** Directive **
Beneath this line are entries. Copy the range from the line with "Reproduce this diagram with TikZ." to the line with "draw=edgegray, fill=boxgray, line", ends included, exactly; leave pictures out.

** Given records **
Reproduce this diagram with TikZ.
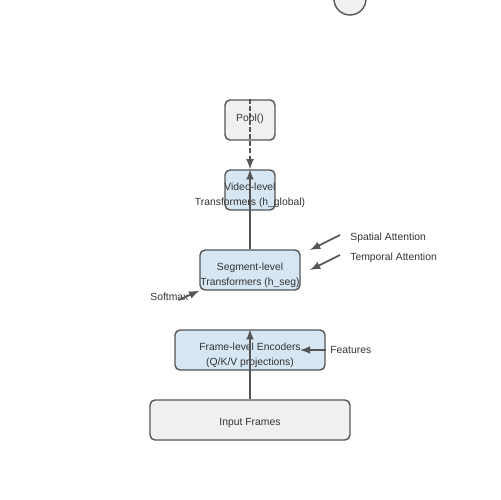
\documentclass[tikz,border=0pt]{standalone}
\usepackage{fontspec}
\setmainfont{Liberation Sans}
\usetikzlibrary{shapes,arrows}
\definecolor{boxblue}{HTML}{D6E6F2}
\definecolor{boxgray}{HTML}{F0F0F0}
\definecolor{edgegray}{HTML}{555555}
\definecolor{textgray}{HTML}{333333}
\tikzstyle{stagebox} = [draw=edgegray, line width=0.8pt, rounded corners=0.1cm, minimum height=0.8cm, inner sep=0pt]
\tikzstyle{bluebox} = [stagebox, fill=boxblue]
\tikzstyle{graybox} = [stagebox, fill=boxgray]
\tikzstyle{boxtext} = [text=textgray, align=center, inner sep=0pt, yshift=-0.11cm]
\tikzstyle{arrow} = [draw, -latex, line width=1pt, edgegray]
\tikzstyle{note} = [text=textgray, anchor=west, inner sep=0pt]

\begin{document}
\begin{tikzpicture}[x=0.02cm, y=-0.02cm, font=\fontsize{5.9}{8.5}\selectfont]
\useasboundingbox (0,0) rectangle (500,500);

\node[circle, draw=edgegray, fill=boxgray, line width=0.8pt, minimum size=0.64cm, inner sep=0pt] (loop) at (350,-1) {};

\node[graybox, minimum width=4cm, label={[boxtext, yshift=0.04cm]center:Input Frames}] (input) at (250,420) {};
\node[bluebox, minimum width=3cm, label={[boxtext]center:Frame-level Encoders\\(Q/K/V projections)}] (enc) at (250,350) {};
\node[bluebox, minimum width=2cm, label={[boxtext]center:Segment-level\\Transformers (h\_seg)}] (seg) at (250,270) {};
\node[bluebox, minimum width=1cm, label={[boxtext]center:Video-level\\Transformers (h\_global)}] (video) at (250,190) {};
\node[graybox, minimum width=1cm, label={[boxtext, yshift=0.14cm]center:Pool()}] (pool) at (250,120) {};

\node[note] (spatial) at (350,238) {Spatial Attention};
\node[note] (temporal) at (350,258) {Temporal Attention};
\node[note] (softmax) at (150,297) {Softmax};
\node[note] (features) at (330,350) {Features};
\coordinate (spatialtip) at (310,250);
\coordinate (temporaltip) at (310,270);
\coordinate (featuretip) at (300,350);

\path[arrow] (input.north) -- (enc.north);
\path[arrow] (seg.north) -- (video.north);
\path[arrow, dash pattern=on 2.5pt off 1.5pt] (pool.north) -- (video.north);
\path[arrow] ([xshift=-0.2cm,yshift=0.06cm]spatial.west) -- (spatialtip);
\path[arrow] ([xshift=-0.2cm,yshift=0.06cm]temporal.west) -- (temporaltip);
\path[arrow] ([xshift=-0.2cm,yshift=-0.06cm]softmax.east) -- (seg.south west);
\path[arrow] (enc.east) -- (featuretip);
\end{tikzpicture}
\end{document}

* * *

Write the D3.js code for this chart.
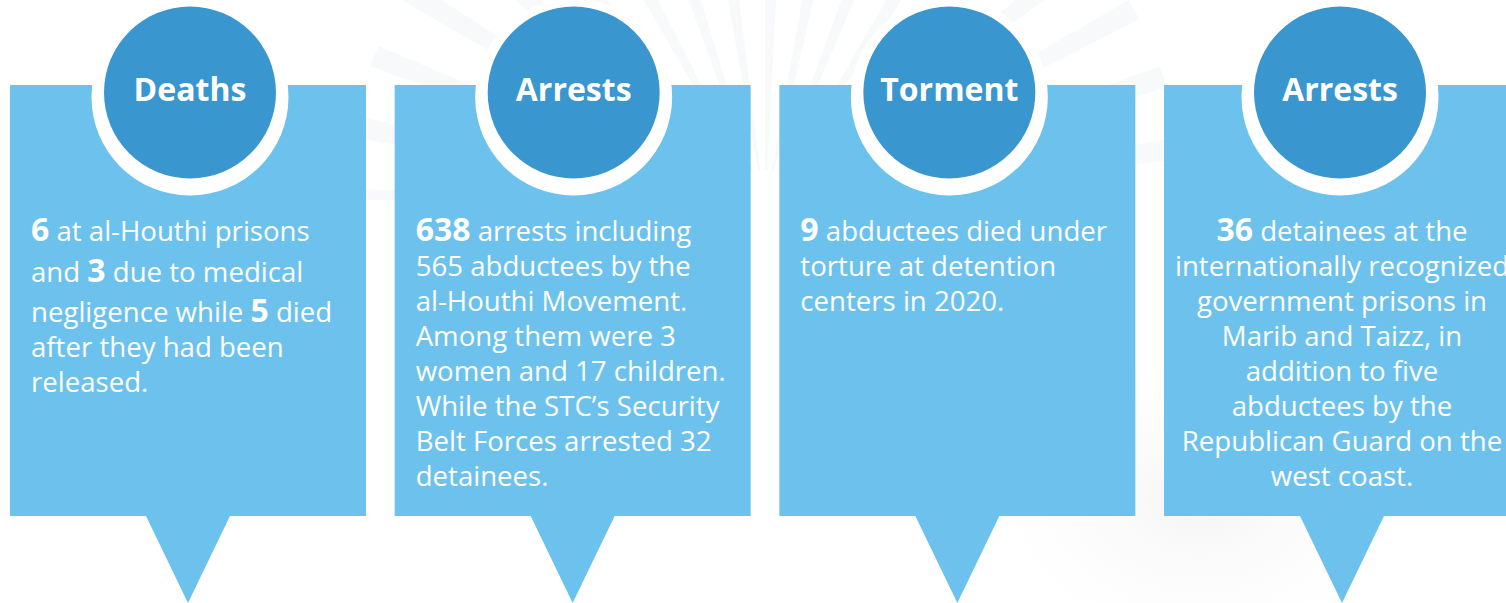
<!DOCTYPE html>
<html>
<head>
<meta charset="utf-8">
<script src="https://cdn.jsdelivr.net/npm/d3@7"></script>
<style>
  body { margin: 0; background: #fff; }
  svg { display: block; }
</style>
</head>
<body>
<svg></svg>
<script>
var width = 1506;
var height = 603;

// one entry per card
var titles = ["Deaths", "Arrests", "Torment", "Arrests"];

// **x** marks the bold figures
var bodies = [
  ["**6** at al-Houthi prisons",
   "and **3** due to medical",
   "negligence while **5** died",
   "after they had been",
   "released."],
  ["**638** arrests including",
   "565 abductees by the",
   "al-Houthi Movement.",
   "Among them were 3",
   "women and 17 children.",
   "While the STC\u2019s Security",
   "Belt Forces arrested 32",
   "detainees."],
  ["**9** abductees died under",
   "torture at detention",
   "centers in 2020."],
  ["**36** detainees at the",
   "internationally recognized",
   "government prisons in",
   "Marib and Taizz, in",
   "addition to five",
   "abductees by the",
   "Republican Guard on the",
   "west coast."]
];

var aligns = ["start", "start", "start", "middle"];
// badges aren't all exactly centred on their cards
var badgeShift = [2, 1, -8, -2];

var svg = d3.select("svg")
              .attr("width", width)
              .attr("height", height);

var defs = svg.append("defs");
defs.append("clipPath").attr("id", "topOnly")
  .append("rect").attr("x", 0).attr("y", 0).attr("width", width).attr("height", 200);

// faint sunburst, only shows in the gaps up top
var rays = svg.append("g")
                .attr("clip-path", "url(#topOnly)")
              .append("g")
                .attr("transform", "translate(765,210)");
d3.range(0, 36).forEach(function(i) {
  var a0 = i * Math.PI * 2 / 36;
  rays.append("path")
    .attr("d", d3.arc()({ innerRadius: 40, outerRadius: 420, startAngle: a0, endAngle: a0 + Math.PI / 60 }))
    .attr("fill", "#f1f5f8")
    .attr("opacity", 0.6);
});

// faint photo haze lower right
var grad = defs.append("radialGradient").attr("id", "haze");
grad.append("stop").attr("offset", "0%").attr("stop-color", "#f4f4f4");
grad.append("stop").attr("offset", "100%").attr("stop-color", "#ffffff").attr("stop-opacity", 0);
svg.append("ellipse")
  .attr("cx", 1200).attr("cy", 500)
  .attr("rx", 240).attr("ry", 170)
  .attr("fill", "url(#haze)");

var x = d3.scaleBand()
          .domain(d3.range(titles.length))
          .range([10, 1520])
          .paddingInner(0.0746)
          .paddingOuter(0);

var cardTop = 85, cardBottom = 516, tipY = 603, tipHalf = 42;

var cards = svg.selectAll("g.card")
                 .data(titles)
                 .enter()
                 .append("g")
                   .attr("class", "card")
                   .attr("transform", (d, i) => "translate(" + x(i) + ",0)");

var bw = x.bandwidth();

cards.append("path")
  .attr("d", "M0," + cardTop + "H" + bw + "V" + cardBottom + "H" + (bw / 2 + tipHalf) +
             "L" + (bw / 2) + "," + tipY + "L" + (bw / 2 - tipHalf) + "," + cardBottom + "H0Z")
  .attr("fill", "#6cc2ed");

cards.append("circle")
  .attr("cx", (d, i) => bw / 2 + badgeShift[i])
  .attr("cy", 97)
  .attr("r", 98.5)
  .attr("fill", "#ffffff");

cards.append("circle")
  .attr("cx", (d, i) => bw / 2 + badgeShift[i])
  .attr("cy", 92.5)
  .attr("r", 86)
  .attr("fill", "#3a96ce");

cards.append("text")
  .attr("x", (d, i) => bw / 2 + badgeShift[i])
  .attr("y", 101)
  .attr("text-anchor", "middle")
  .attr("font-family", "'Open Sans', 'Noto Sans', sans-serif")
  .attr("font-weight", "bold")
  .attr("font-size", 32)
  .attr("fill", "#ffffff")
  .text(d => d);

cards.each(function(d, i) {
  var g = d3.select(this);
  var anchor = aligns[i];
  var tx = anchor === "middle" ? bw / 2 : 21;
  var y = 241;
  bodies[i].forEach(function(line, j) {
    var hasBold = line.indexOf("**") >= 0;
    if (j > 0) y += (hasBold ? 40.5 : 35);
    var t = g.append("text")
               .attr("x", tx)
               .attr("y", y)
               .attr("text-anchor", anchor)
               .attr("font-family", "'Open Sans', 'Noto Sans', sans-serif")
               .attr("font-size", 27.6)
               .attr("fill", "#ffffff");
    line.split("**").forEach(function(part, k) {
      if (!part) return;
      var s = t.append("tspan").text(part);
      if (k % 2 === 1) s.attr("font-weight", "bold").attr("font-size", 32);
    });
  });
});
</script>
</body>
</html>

* * *

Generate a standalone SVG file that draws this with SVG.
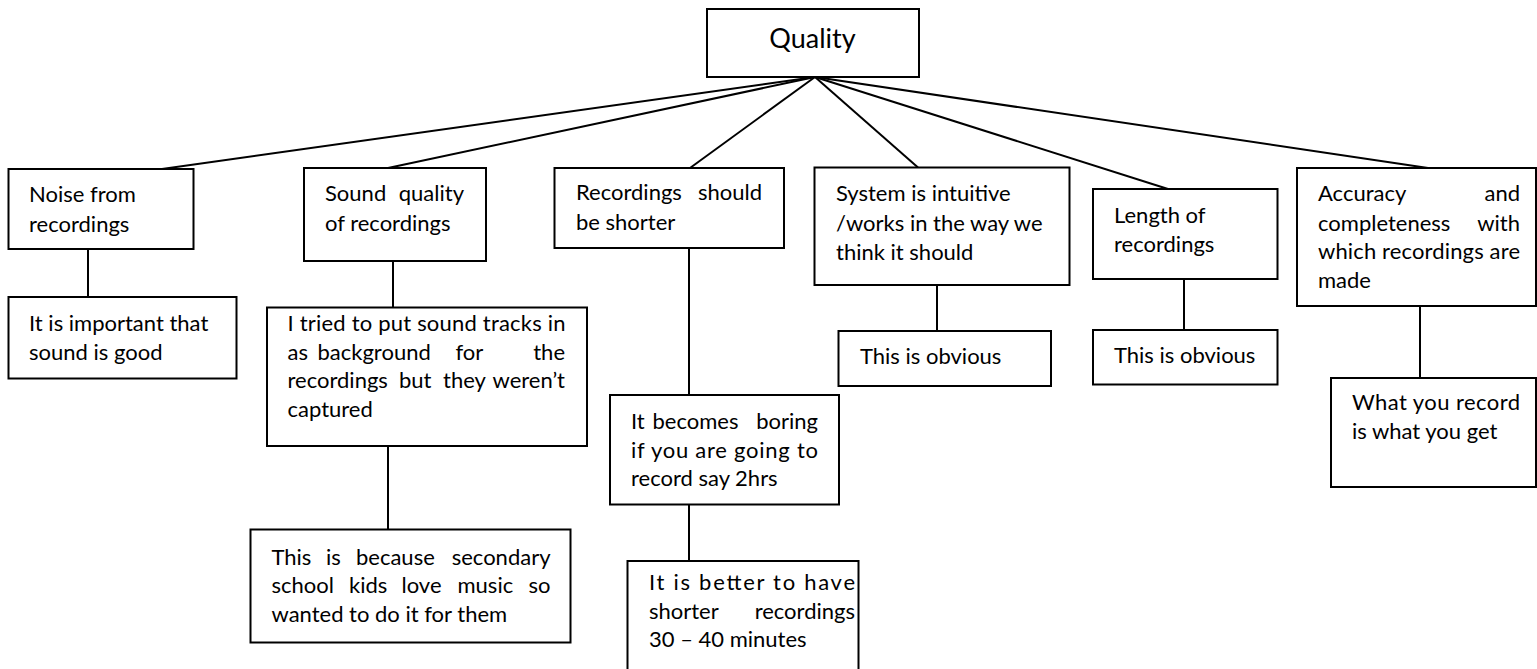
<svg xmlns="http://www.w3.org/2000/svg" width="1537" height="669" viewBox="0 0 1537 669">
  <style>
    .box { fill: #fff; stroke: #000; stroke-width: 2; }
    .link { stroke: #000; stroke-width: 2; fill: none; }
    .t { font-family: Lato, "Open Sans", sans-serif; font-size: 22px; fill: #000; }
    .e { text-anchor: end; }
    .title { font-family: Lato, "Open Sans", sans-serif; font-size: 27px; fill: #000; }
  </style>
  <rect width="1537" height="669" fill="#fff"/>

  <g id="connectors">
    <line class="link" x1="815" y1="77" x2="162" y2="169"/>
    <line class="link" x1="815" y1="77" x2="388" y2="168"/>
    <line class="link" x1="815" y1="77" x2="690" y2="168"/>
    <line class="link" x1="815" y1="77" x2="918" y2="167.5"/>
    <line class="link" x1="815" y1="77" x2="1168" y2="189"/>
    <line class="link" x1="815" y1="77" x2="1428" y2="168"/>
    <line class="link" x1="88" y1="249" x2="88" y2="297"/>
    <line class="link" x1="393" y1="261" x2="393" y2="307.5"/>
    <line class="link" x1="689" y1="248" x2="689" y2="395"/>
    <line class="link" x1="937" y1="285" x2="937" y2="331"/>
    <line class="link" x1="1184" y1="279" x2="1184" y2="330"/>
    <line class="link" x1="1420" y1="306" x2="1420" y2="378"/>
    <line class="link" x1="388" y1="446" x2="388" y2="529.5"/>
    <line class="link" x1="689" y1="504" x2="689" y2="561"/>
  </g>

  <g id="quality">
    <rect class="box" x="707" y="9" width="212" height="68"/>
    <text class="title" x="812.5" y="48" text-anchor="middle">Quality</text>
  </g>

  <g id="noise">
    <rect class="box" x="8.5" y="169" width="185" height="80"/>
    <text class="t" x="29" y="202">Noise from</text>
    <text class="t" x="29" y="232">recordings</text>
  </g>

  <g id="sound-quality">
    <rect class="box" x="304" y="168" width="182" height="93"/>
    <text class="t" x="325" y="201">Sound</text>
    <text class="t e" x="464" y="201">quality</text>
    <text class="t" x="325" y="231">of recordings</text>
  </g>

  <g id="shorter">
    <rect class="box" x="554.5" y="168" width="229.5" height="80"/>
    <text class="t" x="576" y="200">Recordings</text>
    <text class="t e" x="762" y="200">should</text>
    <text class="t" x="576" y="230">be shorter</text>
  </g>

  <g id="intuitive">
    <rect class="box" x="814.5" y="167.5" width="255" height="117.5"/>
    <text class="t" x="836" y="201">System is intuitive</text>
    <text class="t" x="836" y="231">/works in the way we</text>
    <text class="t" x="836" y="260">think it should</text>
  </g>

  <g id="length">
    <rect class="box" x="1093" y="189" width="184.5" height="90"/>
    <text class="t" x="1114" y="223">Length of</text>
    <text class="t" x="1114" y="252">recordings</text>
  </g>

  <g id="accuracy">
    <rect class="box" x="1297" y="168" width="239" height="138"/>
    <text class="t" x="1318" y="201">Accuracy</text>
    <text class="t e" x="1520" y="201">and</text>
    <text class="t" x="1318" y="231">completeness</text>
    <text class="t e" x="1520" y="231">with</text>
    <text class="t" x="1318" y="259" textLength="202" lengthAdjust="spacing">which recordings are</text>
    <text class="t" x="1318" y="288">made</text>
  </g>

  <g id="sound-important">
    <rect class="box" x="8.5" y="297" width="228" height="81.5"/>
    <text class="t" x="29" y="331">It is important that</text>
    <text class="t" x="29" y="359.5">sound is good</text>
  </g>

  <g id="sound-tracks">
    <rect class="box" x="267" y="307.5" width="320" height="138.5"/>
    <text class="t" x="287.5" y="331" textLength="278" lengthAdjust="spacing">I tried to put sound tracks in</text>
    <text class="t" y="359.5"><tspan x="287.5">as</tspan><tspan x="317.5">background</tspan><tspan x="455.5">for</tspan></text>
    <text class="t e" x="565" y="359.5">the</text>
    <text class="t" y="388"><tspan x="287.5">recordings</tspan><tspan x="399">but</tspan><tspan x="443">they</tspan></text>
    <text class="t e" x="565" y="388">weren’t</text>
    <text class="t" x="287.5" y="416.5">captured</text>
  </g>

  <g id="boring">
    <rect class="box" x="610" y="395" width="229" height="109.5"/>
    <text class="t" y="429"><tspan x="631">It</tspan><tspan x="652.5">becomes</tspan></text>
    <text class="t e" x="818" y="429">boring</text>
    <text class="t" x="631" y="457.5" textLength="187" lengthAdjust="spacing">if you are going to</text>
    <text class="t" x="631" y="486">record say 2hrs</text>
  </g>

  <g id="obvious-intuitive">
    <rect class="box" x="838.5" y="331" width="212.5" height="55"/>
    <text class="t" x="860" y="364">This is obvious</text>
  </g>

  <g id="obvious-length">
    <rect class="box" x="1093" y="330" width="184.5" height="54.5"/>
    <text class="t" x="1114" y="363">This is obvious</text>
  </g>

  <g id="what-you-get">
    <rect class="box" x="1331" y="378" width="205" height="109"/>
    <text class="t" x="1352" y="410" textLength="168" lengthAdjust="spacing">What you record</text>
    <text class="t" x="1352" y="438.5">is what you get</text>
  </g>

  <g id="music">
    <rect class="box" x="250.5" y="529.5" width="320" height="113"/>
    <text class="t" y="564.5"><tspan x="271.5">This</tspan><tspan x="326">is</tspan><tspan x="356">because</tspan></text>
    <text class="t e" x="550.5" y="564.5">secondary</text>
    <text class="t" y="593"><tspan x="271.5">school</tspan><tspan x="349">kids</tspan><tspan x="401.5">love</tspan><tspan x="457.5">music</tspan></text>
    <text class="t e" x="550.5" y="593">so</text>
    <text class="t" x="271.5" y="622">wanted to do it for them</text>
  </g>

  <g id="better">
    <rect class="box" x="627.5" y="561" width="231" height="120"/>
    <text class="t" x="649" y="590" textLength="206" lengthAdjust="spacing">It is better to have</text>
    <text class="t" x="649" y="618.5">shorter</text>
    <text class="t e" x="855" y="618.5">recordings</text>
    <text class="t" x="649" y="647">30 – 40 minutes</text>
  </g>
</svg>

** The completed task **
Reproduce this diagram with TikZ.
\documentclass[tikz,border=0pt]{standalone}
\usepackage{fontspec}
\setmainfont{Liberation Sans}
\usetikzlibrary{shapes,arrows}
\definecolor{boxblue}{HTML}{D6E6F2}
\definecolor{boxgray}{HTML}{F0F0F0}
\definecolor{edgegray}{HTML}{555555}
\definecolor{textgray}{HTML}{333333}
\tikzstyle{stagebox} = [draw=edgegray, line width=0.8pt, rounded corners=0.1cm, minimum height=0.8cm, inner sep=0pt]
\tikzstyle{bluebox} = [stagebox, fill=boxblue]
\tikzstyle{graybox} = [stagebox, fill=boxgray]
\tikzstyle{boxtext} = [text=textgray, align=center, inner sep=0pt, yshift=-0.11cm]
\tikzstyle{arrow} = [draw, -latex, line width=1pt, edgegray]
\tikzstyle{note} = [text=textgray, anchor=west, inner sep=0pt]

\begin{document}
\begin{tikzpicture}[x=0.02cm, y=-0.02cm, font=\fontsize{5.9}{8.5}\selectfont]
\useasboundingbox (0,0) rectangle (500,500);

\node[circle, draw=edgegray, fill=boxgray, line width=0.8pt, minimum size=0.64cm, inner sep=0pt] (loop) at (350,-1) {};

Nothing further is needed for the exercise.